Sadly, though, this film was not released in cinemas, and I simply cannot understand why. Unless you're at home with a sizable tv screen and at least decent surround sound, The Gorge cannot glean from you the awe it was clearly intended to harvest.
In brief, the plot concerns two mercenary snipers stationed in isolation at two towers opposite a gorge, which they must maintain lest the dangerous creatures below emerge. That's it, and I tell you that because as such, this is a fabulously high-concept film. Compare it to '70s disaster films or major summer blockbusters: you can get a lot of mileage out of Kevin Bacon fighting carnivorous giant worms in the desert. And regardless of the quality of its special effects, there is something charming about simply watching the compelling conceit unfurl; it helps the film's legacy when major stars populate the screen and special effects are convincing and/or funny.
And while Derrickson and his screenwriter Zach Dean clearly have fun plumbing the depths of their titular gorge and its secrets, one does grow a little suspicious of their own investment in the film. Because for all its wacky energy and bizarre plot turns -- and trust and believe, these are aplenty -- the film takes itself just -- just -- too seriously. Needless details are one thing, but when their sole purpose is to elicit sympathy from the viewer and intensify emotional attachment, we trespass into sentimentality. We don't need to know that Miles Teller has PTSD from the military or that Anya Taylor-Joy's terminally ill father is soon to commit suicide; these are masterful performers with enough charisma to lead larger projects than this, so let them just do it. Edit out the sentimental crap and turn this movie into what it should be: a mostly silent, curious and introspective, white-knuckled ride through hell and back.

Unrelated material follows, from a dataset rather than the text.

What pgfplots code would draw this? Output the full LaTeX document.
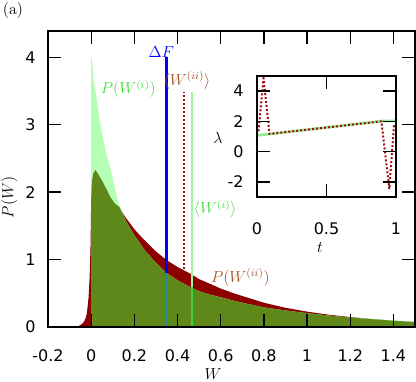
\documentclass[border=0pt]{standalone}
\usepackage{fontspec}
\usepackage{pgfplots}
\pgfplotsset{compat=1.18}
\newfontfamily\tickfont{DejaVu Sans}
\newcommand\tlf{\tickfont\fontsize{12}{14}\selectfont}
\newcommand\lbf{\fontsize{12}{14}\selectfont}

\definecolor{histred}{RGB}{140,0,0}
\definecolor{histgreen}{RGB}{180,255,180}
\definecolor{histolive}{RGB}{94,137,26}
\definecolor{tealline}{RGB}{35,140,150}
\definecolor{dotred}{RGB}{160,15,15}
\definecolor{palegreen}{RGB}{165,245,165}
\definecolor{brightgreen}{RGB}{60,215,60}
\definecolor{labelgreen}{RGB}{60,225,60}
\definecolor{labelbrown}{RGB}{165,82,45}
\definecolor{insetgreen}{RGB}{150,235,150}

\pgfplotsset{
  frame/.style={
    scale only axis, axis on top,
    axis line style={line width=1.3pt},
    every tick/.style={black, line width=1pt},
    major tick length=10pt, tick align=inside,
    ticklabel style={font=\tlf},
  },
}

\begin{document}
\begin{tikzpicture}
\useasboundingbox (0pt,0pt) rectangle (312pt,-285.75pt);
\node at (9.75pt,-8.25pt) {\lbf (a)};

% main histograms
\begin{axis}[frame,
  at={(36pt,-23.25pt)}, anchor=north west,
  width=275.25pt, height=222pt,
  xmin=-0.2, xmax=1.5, ymin=0, ymax=4.39,
  xtick={-0.2,0,0.2,0.4,0.6,0.8,1,1.2,1.4},
  xticklabels={-0.2,0,0.2,0.4,0.6,0.8,1,1.2,1.4},
  ytick={0,1,2,3,4}, yticklabels={0,1,2,3,4},
  xticklabel style={yshift=-13.25pt},
  yticklabel style={xshift=-5.75pt},
]
% P(W^(ii))
\addplot[fill=histred, draw=none] coordinates {
  (-0.075,0) (-0.06,0.01) (-0.045,0.04) (-0.035,0.07) (-0.028,0.11)
  (-0.02,0.2) (-0.012,0.44) (-0.007,0.75) (-0.003,1.2) (0,1.9)
  (0.003,2.15) (0.01,2.28) (0.02,2.33) (0.03,2.28) (0.045,2.2)
  (0.057,2.13) (0.075,2.02) (0.088,1.93) (0.11,1.83) (0.134,1.75)
  (0.165,1.6) (0.2,1.45) (0.243,1.3) (0.3,1.12) (0.35,0.99)
  (0.4,0.89) (0.46,0.79) (0.5,0.71) (0.55,0.64) (0.6,0.57)
  (0.66,0.5) (0.7,0.46) (0.8,0.36) (0.9,0.285) (1.0,0.228)
  (1.1,0.183) (1.2,0.147) (1.3,0.117) (1.4,0.093) (1.5,0.073)
} \closedcycle;
% P(W^(i))
\addplot[fill=histgreen, draw=none] coordinates {
  (0,4.0) (0.003,4.0) (0.01,3.7) (0.026,3.37) (0.04,3.05)
  (0.057,2.77) (0.07,2.57) (0.088,2.37) (0.1,2.2) (0.119,1.93)
  (0.131,1.8) (0.16,1.58) (0.2,1.36) (0.25,1.13) (0.3,0.95)
  (0.35,0.8) (0.4,0.69) (0.46,0.59) (0.5,0.53) (0.55,0.48)
  (0.6,0.44) (0.66,0.39) (0.7,0.36) (0.8,0.29) (0.9,0.245)
  (1.0,0.205) (1.1,0.17) (1.2,0.14) (1.3,0.12) (1.4,0.1) (1.5,0.08)
} \closedcycle;
% overlap of the two
\addplot[fill=histolive, draw=none] coordinates {
  (0,1.9) (0.003,2.15) (0.01,2.28) (0.02,2.33) (0.03,2.28)
  (0.045,2.2) (0.057,2.13) (0.075,2.02) (0.088,1.93) (0.11,1.83)
  (0.131,1.78) (0.16,1.58) (0.2,1.36) (0.25,1.13) (0.3,0.95)
  (0.35,0.8) (0.4,0.69) (0.46,0.59) (0.5,0.53) (0.55,0.48)
  (0.6,0.44) (0.66,0.39) (0.7,0.36) (0.8,0.29) (0.9,0.245)
  (1.0,0.205) (1.1,0.17) (1.2,0.14) (1.3,0.117) (1.4,0.093) (1.5,0.073)
} \closedcycle;
% markers
\addplot[blue, line width=2.3pt] coordinates {(0.348,0.8) (0.348,4.0)};
\addplot[tealline, line width=2.3pt] coordinates {(0.348,0) (0.348,0.8)};
\addplot[dotred, line width=1.5pt, dash pattern=on 1.5pt off 1.5pt] coordinates {(0.428,0.86) (0.428,3.49)};
\addplot[palegreen, line width=1.6pt] coordinates {(0.468,0.6) (0.468,3.49)};
\addplot[brightgreen, line width=1.6pt] coordinates {(0.468,0) (0.468,0.6)};

\node[blue] at (axis cs:0.325,4.08) {\lbf $\Delta F$};
\node[labelbrown] at (axis cs:0.444,3.65) {\lbf $\langle W^{(ii)}\rangle$};
\node[labelgreen] at (axis cs:0.172,3.53) {\lbf $P(W^{(i)})$};
\node[labelgreen] at (axis cs:0.575,1.75) {\lbf $\langle W^{(i)}\rangle$};
\node[labelbrown] at (axis cs:0.691,0.735) {\lbf $P(W^{(ii)})$};
\end{axis}
\node at (159.75pt,-280.5pt) {\lbf $W$};
\node[rotate=90] at (7pt,-148pt) {\lbf $P(W)$};

% inset: protocol lambda(t)
\begin{axis}[frame,
  at={(192.75pt,-57pt)}, anchor=north west,
  width=104.25pt, height=90.75pt,
  xmin=0, xmax=1, ymin=-3, ymax=5,
  axis background/.style={fill=white},
  xtick={0,0.5,1}, xticklabels={0,0.5,1},
  ytick={-2,0,2,4}, yticklabels={-2,0,2,4},
  xticklabel style={yshift=-15.7pt},
  yticklabel style={xshift=-6.5pt},
]
\addplot[insetgreen, line width=2pt] coordinates {(0,1.07) (0.897,2.02) (1,2.02)};
\addplot[dotred, line width=1.5pt, dash pattern=on 1.5pt off 1.5pt] coordinates {
  (0.011,1.35) (0.047,4.85) (0.09,1.17) (0.895,2.0) (0.952,-2.48) (0.986,1.8)};
\end{axis}
\node at (163.5pt,-103.5pt) {\lbf $\lambda$};
\node at (240pt,-186pt) {\lbf $t$};
\end{tikzpicture}
\end{document}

That's not to say the romance aspect of this thriller/adventure/sci-fi/horror film is unwelcome. Despite its truncated length, the budding relationship between the two characters feels both blissful and earned, thanks to a montage sequence for the ages. By the time he hatches a plan to visit her, we're fully on board with this, though frankly she was so rude to him at first I was yelling at the screen for him to go back. The problem is rather that the film leans too heavily into this at times, and too heavily into the action and mystery and horror at others, with no clear tonal through line or even recognizable pattern. Worse, and this is perhaps a little mean, but Dean's dialogue needed some serious workshopping to sound believable and to save my poor eyes from rolling.

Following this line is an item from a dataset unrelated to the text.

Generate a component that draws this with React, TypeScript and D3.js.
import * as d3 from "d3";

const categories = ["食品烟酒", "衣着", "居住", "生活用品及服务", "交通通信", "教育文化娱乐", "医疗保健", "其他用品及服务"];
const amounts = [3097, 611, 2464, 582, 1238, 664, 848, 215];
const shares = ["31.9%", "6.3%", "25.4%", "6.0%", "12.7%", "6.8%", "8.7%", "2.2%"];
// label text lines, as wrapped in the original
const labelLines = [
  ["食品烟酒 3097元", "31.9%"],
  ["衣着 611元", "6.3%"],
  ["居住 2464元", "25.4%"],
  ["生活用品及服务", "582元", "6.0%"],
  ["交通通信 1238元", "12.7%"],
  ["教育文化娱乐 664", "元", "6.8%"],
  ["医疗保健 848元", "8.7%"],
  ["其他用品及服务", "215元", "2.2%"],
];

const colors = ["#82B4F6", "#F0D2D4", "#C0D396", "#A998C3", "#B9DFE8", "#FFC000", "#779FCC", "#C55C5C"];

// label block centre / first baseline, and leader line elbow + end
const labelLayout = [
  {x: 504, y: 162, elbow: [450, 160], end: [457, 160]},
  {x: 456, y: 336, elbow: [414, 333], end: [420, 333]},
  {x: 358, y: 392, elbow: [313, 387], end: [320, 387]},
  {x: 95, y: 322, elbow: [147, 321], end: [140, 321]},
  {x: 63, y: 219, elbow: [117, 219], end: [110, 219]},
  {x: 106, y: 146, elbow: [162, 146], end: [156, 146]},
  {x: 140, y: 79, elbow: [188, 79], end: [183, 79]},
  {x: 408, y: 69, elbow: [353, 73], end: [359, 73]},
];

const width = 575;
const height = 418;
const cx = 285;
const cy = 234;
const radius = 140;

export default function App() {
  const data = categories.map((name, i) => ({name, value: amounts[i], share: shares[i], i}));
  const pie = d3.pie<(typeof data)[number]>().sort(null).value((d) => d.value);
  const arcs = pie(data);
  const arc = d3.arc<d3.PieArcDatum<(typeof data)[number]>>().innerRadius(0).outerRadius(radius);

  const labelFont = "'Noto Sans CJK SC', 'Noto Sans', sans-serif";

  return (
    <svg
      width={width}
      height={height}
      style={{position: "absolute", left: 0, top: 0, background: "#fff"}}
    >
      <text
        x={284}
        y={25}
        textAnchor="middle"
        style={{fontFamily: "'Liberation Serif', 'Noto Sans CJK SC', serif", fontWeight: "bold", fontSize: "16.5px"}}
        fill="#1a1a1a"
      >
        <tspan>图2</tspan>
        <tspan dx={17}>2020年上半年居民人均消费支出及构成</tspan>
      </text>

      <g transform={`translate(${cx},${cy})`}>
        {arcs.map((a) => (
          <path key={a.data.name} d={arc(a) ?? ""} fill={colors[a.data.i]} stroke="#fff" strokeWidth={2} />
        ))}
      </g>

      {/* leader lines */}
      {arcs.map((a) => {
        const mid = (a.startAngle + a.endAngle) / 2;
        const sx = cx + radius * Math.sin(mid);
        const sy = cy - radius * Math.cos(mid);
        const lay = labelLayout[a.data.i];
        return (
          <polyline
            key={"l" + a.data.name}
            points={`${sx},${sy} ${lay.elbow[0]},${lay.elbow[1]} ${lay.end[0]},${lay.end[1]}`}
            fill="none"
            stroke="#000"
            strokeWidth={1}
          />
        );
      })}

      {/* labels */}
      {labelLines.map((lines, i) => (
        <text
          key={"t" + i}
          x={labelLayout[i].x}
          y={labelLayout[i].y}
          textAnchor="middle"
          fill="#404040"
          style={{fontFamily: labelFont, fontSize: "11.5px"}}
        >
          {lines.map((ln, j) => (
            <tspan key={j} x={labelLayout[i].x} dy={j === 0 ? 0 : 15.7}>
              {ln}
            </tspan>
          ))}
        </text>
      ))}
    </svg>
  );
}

After you see the film, I dare to just think about the exact same story but shot entirely from Miles's perspective. Or Anya's. Think about us, stuck there silently with one character as they have to learn their job, settle into place, discover each other, try to communicate and build a relationship, and decide to make the dangerous and disobedient visit. That approach would ratchet up the tension and mystery even more by obscuring certainty about the beguiling other person, shed the artificial sentimentality of being force-fed their backstories, add opportunities for creative cinematography, editing, and sound mixing around one person's isolated existence, and provide space for unexpected and earned comedy as we would understand the awkwardness of being alone and needing to connect with another character even from afar, if only to learn what the heck the movie was about! We'd discover things along with the characters in a much more compelling and authentic way, without too many details from the screenplay being lost along the way.
And I think that's where we'll leave this review. Several things yet I wanted to mention -- including the amazing score from Reznor and Ross that electrifies this film's energy, Sigourney Weaver's delicious appearance from head to toe, effective and scary monster design (a mix of Annihilation and The Mist), Sope Dirisu's considerable skill in enlivening a miserable exposition-dumper minor part before being totally wasted by the film, the absolute nonsense that these lovers need binoculars to even see each other yet often smile and wave without so much as a squint, the insane color grading of the fog scenes (gray to yellow to blue to red, for no apparent reason) that had me in a panic attack because I hadn't taken anything so why was I tripping -- but describing too many details of a movie like this can really take the joy away from your raw viewing of it. So if any of this sounds remotely interesting to you, or you want to just have a fun time with a fine flick, check out The Gorge. It's a solid date night choice.